WHAT THE TASK ASKS:
Print the lines of the listing below verbatim from its first line through the line bearing "import plotly.graph_objects as go". Any pictures are to be omitted.

****************************************

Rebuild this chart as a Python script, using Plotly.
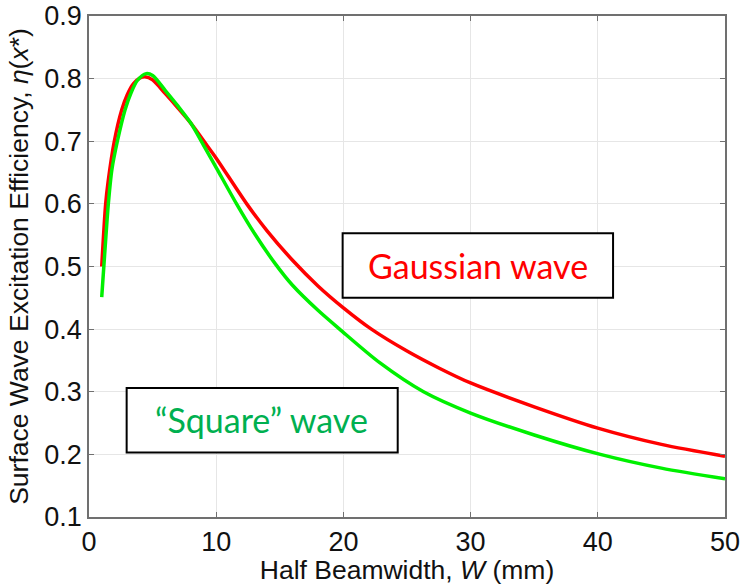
import plotly.graph_objects as go

# Gaussian wave: half beamwidth W (mm) and efficiency
w_gauss = [1, 1.31, 1.5, 1.99, 2.57, 3, 3.5, 4, 4.4, 5, 6, 7, 8, 9, 10, 12.4, 14, 16, 18, 20, 22.2, 25, 27.5, 30, 35, 40, 45, 50]
eta_gauss = [0.50, 0.60, 0.635, 0.70, 0.75, 0.774, 0.792, 0.801, 0.803, 0.798, 0.776, 0.753, 0.729, 0.701, 0.673, 0.60, 0.557, 0.510, 0.469, 0.434, 0.400, 0.365, 0.338, 0.314, 0.276, 0.242, 0.216, 0.197]

# "Square" wave
w_square = [1, 1.25, 1.52, 1.8, 2.23, 2.83, 3.3, 3.8, 4.5, 5, 6, 7, 8, 9, 10, 11.6, 13, 14.62, 16, 18, 19.7, 22.88, 26.3, 30, 35, 40.2, 45, 50]
eta_square = [0.451, 0.525, 0.60, 0.655, 0.70, 0.75, 0.777, 0.797, 0.808, 0.805, 0.781, 0.756, 0.729, 0.694, 0.658, 0.60, 0.553, 0.505, 0.470, 0.430, 0.400, 0.346, 0.300, 0.266, 0.231, 0.200, 0.178, 0.161]

x_ticks = [0, 10, 20, 30, 40, 50]
y_ticks = [0.1, 0.2, 0.3, 0.4, 0.5, 0.6, 0.7, 0.8, 0.9]
y_tick_text = ["0.1", "0.2", "0.3", "0.4", "0.5", "0.6", "0.7", "0.8", "0.9"]

fig = go.Figure()
fig.add_trace(go.Scatter(x=w_gauss, y=eta_gauss, mode="lines",
                         line=dict(color="#FF0000", width=3.5, shape="spline", smoothing=0.8),
                         name="Gaussian wave"))
fig.add_trace(go.Scatter(x=w_square, y=eta_square, mode="lines",
                         line=dict(color="#00F000", width=3.5, shape="spline", smoothing=0.8),
                         name="Square wave"))

tick_font = dict(family="Liberation Sans, Arial, sans-serif", size=27, color="#111111")
title_font = dict(family="Liberation Sans, Arial, sans-serif", size=26.5, color="#111111")

fig.update_xaxes(range=[0, 50], tickvals=x_ticks, ticktext=[str(v) for v in x_ticks],
                 showgrid=True, gridcolor="#e6e6e6", gridwidth=1, zeroline=False,
                 showline=True, linecolor="#707070", linewidth=1.5, mirror="ticks",
                 ticks="inside", ticklen=5, tickcolor="#707070", automargin=False,
                 tickfont=tick_font,
                 title=dict(text="Half Beamwidth, <i>W</i> (mm)", font=title_font, standoff=4))
fig.update_yaxes(range=[0.1, 0.9], tickvals=y_ticks, ticktext=y_tick_text,
                 showgrid=True, gridcolor="#e6e6e6", gridwidth=1, zeroline=False,
                 showline=True, linecolor="#707070", linewidth=1.5, mirror="ticks",
                 ticks="inside", ticklen=5, tickcolor="#707070", automargin=False,
                 tickfont=tick_font,
                 title=dict(text="Surface Wave Excitation Efficiency, <i>η</i>(<i>x</i>*)", font=title_font, standoff=8))

ann_font = "Lato, Carlito, Calibri, sans-serif"
fig.add_shape(type="rect", xref="x", yref="y", x0=19.94, x1=41.2, y0=0.450, y1=0.553,
              line=dict(color="black", width=2), fillcolor="white", layer="above")
fig.add_shape(type="rect", xref="x", yref="y", x0=2.96, x1=24.27, y0=0.203, y1=0.306,
              line=dict(color="black", width=2), fillcolor="white", layer="above")
fig.add_annotation(x=30.57, y=0.502, xref="x", yref="y", text="Gaussian wave", showarrow=False,
                   font=dict(family=ann_font, size=34, color="#FF0000"))
fig.add_annotation(x=13.6, y=0.255, xref="x", yref="y", text="\u201cSquare\u201d wave", showarrow=False,
                   font=dict(family=ann_font, size=34, color="#00B050"))

fig.update_layout(width=741, height=585, margin=dict(l=89, r=16, t=16, b=68),
                  paper_bgcolor="white", plot_bgcolor="white", showlegend=False)

fig.write_html("out.html")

****************************************

COMPLETE ANSWER:
Rebuild this chart as a Python script, using Plotly.
import plotly.graph_objects as go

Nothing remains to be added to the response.